London’s equity markets dived deep into the red as traders were spooked by concerns over the rapid spread of the new coronavirus mutation.
The slump was slightly cushioned by a fall in the pound as Brexit fears also weighed on trading, but overall sentiment was still dire enough to be felt across the continent.
Airline, travel and retail stocks took the largest hits, as they swallowed the impact of Tier 4 restrictions, supply chain concerns and travel bans.
The FTSE 100 closed 112.86 points lower at 6,416.32 at the end of trading on Monday.
David Madden, market analyst at CMC Markets UK, said: “Health woes are back at the forefront of traders’ minds as the new strain of Covid-19 that is doing the rounds in the UK has brought about tougher restrictions.
“It is bad enough that large portions of Britain will have to deal with harsher restrictions because of the fear surrounding the fast spreading strain of the coronavirus, but now many countries are distancing themselves from the UK.
“The isolation treatment the UK is receiving has rocked market confidence all over Europe.
“Seeing as the new strain of Covid-19 is at the root of this problem, there are fears that other countries might have already been infected too.”
Sterling tumbled as Boris Johnson said he will not give in to demands to extend the Brexit transition period despite the pandemic heightening disruption at UK ports.
The pound decreased by 0.42% versus the US dollar at 1.334 and was down 0.45% against the euro at 1.091.
Elsewhere in Europe, the other major markets were all dragged lower by the broad downturn in sentiment despite EU regulators approving the Pfizer-BioNTech vaccine.
The German Dax was 2.82% lower and the French Cac moved 2.43% lower.
Across the Atlantic, the Dow Jones also opened in the red as the health crisis overshadowed the agreement by US lawmakers for their 900 billion dollar relief package.
In company news, Sports Direct-owner Frasers Group saw shares slump as it became the first retailer to warn that new Tier 4 measures have caused it to scrap its most recent outlook guidance.
Shares in the company fell 49.4p to 425.6p after it said publicised guidance of a 20% to 30% boost in profits this year is unlikely to be achieved.
Metro Bank soared in value after the challenger bank sold a mortgage book to NatWest Group for £3.1 billion.
It closed 26.5p higher at 141.3p following its confirmation of the disposal.

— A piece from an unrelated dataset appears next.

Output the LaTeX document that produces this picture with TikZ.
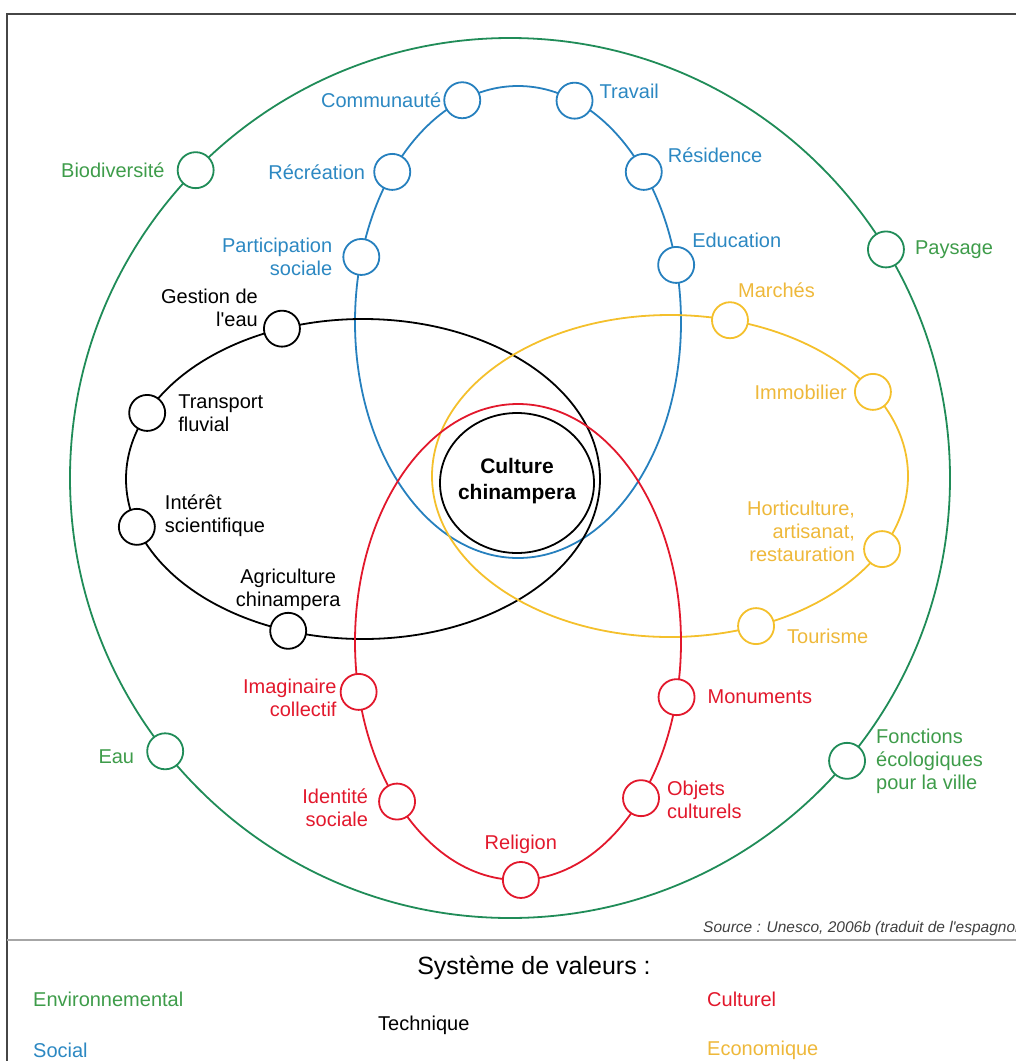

Online rail ticket site Trainline saw shares plunge as the health crisis wrecked Christmas travel plans, with the Transport Secretary later saying that travellers with cancelled train journeys would be owed refunds. Shares moved 49 lower to 417.8p.
The price of oil was lower as concerns ratcheted that heightened travel restrictions will hurt demand once again.
The price of a barrel of Brent crude oil decreased by 0.12% to 49.99 US dollars.
The biggest risers on the FTSE 100 were Ocado, up 123p at 2,332p, Fresnillo, down 26p at 1,165.5p, Just Eat Takeaway, down 150p at 8,120p, and Reckitt Benckiser, up 78p at 6,532p.
The biggest fallers on the FTSE 100 were IAG, down 12p at 143.9p, Royal Dutch Shell B, down 76p at 1,265p, Royal Dutch Shell A, down 69p at 1,312p, and BP, down 13p at 258.05p.